Copy the listing below in full and skip every picture.

^^^^

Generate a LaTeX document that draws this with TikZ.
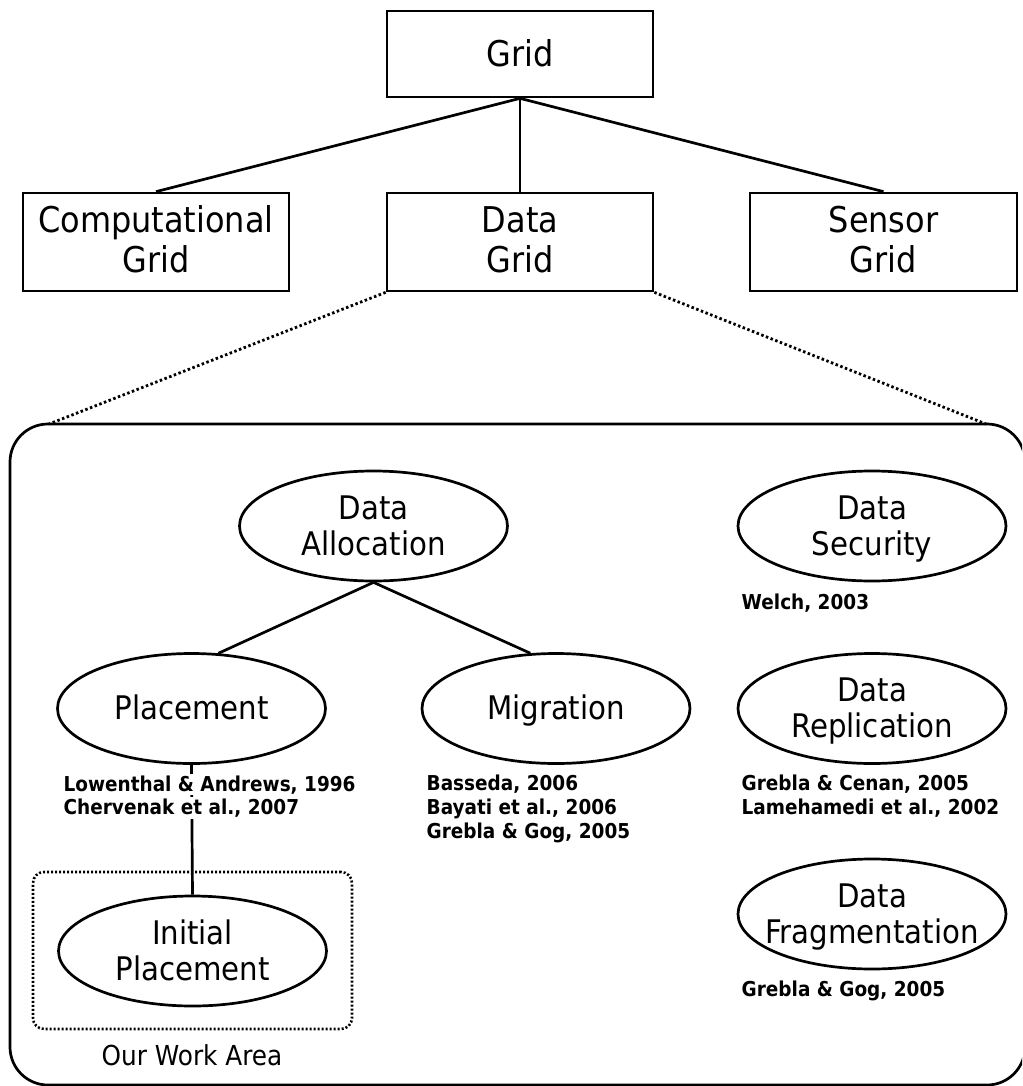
\documentclass[tikz,border=0pt]{standalone}
\usepackage{fontspec}
\setmainfont{DejaVu Sans}[FakeStretch=0.9]
\usetikzlibrary{shapes.geometric}
\begin{document}
\begin{tikzpicture}[x=1pt,y=-1pt,
  lw/.style={line width=2.7pt},
  gbox/.style={draw, lw, inner sep=0pt, minimum width=266pt, minimum height=98pt},
  gell/.style={draw, lw, ellipse, inner sep=0pt, minimum width=268pt, minimum height=110pt},
  btext/.style={align=center, inner sep=0pt, font=\fontsize{35.5}{38.5}\selectfont},
  etext/.style={align=center, inner sep=0pt, font=\fontsize{32.5}{36}\selectfont},
  reftext/.style={anchor=base west, inner sep=1.5pt, fill=white, font=\bfseries\fontsize{20.5}{24}\selectfont},
  conn/.style={lw},
  zoomline/.style={line width=2.8pt, dash pattern=on 2.5pt off 2.5pt},
  workline/.style={line width=2.6pt, dash pattern=on 2pt off 2pt},
]
\useasboundingbox (0,0) rectangle (1022,1086);
\clip (0,0) rectangle (1022,1086);

% top level boxes
\node[gbox, minimum height=86pt] (grid) at (520,54) {};
\node[btext] (gridt) at (520,59) {Grid\strut};
\node[gbox] (comp) at (156,242) {};
\node[btext] (compt) at (156,244.9) {Computational\strut\\Grid\strut};
\node[gbox] (dgrid) at (520,242) {};
\node[btext] (dgridt) at (520,244.9) {Data\strut\\Grid\strut};
\node[gbox, minimum width=267pt] (sens) at (883.5,242) {};
\node[btext] (senst) at (883.5,244.9) {Sensor\strut\\Grid\strut};

\draw[conn] (grid.south) -- (comp.north);
\draw[conn] (grid.south) -- (dgrid.north);
\draw[conn] (grid.south) -- (sens.north);

% zoom area
\node[draw, lw, rounded corners=38pt, inner sep=0pt, minimum width=1015pt, minimum height=661pt] (area) at (517.5,754.5) {};
\coordinate (al) at (49,424);
\coordinate (ar) at (986,424);
\draw[zoomline] (dgrid.south west) -- (al);
\draw[zoomline] (dgrid.south east) -- (ar);

% ellipses
\node[gell] (da) at (373.5,526) {};
\node[etext] (dat) at (373.5,529.8) {Data\strut\\Allocation\strut};
\node[gell] (sec) at (872,526) {};
\node[etext] (sect) at (872,529.8) {Data\strut\\Security\strut};
\node[gell] (pl) at (191.5,708.5) {};
\node[etext] (plt) at (191.5,712.3) {Placement\strut};
\node[gell] (mig) at (556,708.5) {};
\node[etext] (migt) at (556,712.3) {Migration\strut};
\node[gell] (rep) at (872,708.5) {};
\node[etext] (rept) at (872,712.3) {Data\strut\\Replication\strut};
\node[gell] (frag) at (872,914) {};
\node[etext] (fragt) at (872,917.8) {Data\strut\\Fragmentation\strut};

\node[draw, workline, rounded corners=11pt, inner sep=0pt, minimum width=319pt, minimum height=157pt] (work) at (192.5,950.5) {};
\node[gell] (ip) at (192.5,951) {};
\node[etext] (ipt) at (192.5,954.8) {Initial\strut\\Placement\strut};
\node[anchor=base, inner sep=0pt, font=\fontsize{27.5}{30}\selectfont] (workt) at (192,1065) {Our Work Area};

\draw[conn] (da.south) -- (pl.64.5);
\draw[conn] (da.south) -- (mig.115.5);
\draw[conn] (pl.south) -- (ip.north);

% references
\node[reftext] (r1) at (62,791) {Lowenthal \& Andrews, 1996};
\node[reftext] (r2) at (62,814.5) {Chervenak et al., 2007};
\node[reftext] (r3) at (425,790.5) {Basseda, 2006};
\node[reftext] (r4) at (425,814.5) {Bayati et al., 2006};
\node[reftext] (r5) at (425,838.5) {Grebla \& Gog, 2005};
\node[reftext] (r6) at (740,609) {Welch, 2003};
\node[reftext] (r7) at (740,790.5) {Grebla \& Cenan, 2005};
\node[reftext] (r8) at (740,814.5) {Lamehamedi et al., 2002};
\node[reftext] (r9) at (740,996.5) {Grebla \& Gog, 2005};
\end{tikzpicture}
\end{document}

^^^^

▸ **Response below**
Generate a LaTeX document that draws this with TikZ.
\documentclass[tikz,border=0pt]{standalone}
\usepackage{fontspec}
\setmainfont{DejaVu Sans}[FakeStretch=0.9]
\usetikzlibrary{shapes.geometric}
\begin{document}
\begin{tikzpicture}[x=1pt,y=-1pt,
  lw/.style={line width=2.7pt},
  gbox/.style={draw, lw, inner sep=0pt, minimum width=266pt, minimum height=98pt},
  gell/.style={draw, lw, ellipse, inner sep=0pt, minimum width=268pt, minimum height=110pt},
  btext/.style={align=center, inner sep=0pt, font=\fontsize{35.5}{38.5}\selectfont},
  etext/.style={align=center, inner sep=0pt, font=\fontsize{32.5}{36}\selectfont},
  reftext/.style={anchor=base west, inner sep=1.5pt, fill=white, font=\bfseries\fontsize{20.5}{24}\selectfont},
  conn/.style={lw},
  zoomline/.style={line width=2.8pt, dash pattern=on 2.5pt off 2.5pt},
  workline/.style={line width=2.6pt, dash pattern=on 2pt off 2pt},
]
\useasboundingbox (0,0) rectangle (1022,1086);
\clip (0,0) rectangle (1022,1086);

% top level boxes
\node[gbox, minimum height=86pt] (grid) at (520,54) {};
\node[btext] (gridt) at (520,59) {Grid\strut};
\node[gbox] (comp) at (156,242) {};
\node[btext] (compt) at (156,244.9) {Computational\strut\\Grid\strut};
\node[gbox] (dgrid) at (520,242) {};
\node[btext] (dgridt) at (520,244.9) {Data\strut\\Grid\strut};
\node[gbox, minimum width=267pt] (sens) at (883.5,242) {};
\node[btext] (senst) at (883.5,244.9) {Sensor\strut\\Grid\strut};

\draw[conn] (grid.south) -- (comp.north);
\draw[conn] (grid.south) -- (dgrid.north);
\draw[conn] (grid.south) -- (sens.north);

% zoom area
\node[draw, lw, rounded corners=38pt, inner sep=0pt, minimum width=1015pt, minimum height=661pt] (area) at (517.5,754.5) {};
\coordinate (al) at (49,424);
\coordinate (ar) at (986,424);
\draw[zoomline] (dgrid.south west) -- (al);
\draw[zoomline] (dgrid.south east) -- (ar);

% ellipses
\node[gell] (da) at (373.5,526) {};
\node[etext] (dat) at (373.5,529.8) {Data\strut\\Allocation\strut};
\node[gell] (sec) at (872,526) {};
\node[etext] (sect) at (872,529.8) {Data\strut\\Security\strut};
\node[gell] (pl) at (191.5,708.5) {};
\node[etext] (plt) at (191.5,712.3) {Placement\strut};
\node[gell] (mig) at (556,708.5) {};
\node[etext] (migt) at (556,712.3) {Migration\strut};
\node[gell] (rep) at (872,708.5) {};
\node[etext] (rept) at (872,712.3) {Data\strut\\Replication\strut};
\node[gell] (frag) at (872,914) {};
\node[etext] (fragt) at (872,917.8) {Data\strut\\Fragmentation\strut};

\node[draw, workline, rounded corners=11pt, inner sep=0pt, minimum width=319pt, minimum height=157pt] (work) at (192.5,950.5) {};
\node[gell] (ip) at (192.5,951) {};
\node[etext] (ipt) at (192.5,954.8) {Initial\strut\\Placement\strut};
\node[anchor=base, inner sep=0pt, font=\fontsize{27.5}{30}\selectfont] (workt) at (192,1065) {Our Work Area};

\draw[conn] (da.south) -- (pl.64.5);
\draw[conn] (da.south) -- (mig.115.5);
\draw[conn] (pl.south) -- (ip.north);

% references
\node[reftext] (r1) at (62,791) {Lowenthal \& Andrews, 1996};
\node[reftext] (r2) at (62,814.5) {Chervenak et al., 2007};
\node[reftext] (r3) at (425,790.5) {Basseda, 2006};
\node[reftext] (r4) at (425,814.5) {Bayati et al., 2006};
\node[reftext] (r5) at (425,838.5) {Grebla \& Gog, 2005};
\node[reftext] (r6) at (740,609) {Welch, 2003};
\node[reftext] (r7) at (740,790.5) {Grebla \& Cenan, 2005};
\node[reftext] (r8) at (740,814.5) {Lamehamedi et al., 2002};
\node[reftext] (r9) at (740,996.5) {Grebla \& Gog, 2005};
\end{tikzpicture}
\end{document}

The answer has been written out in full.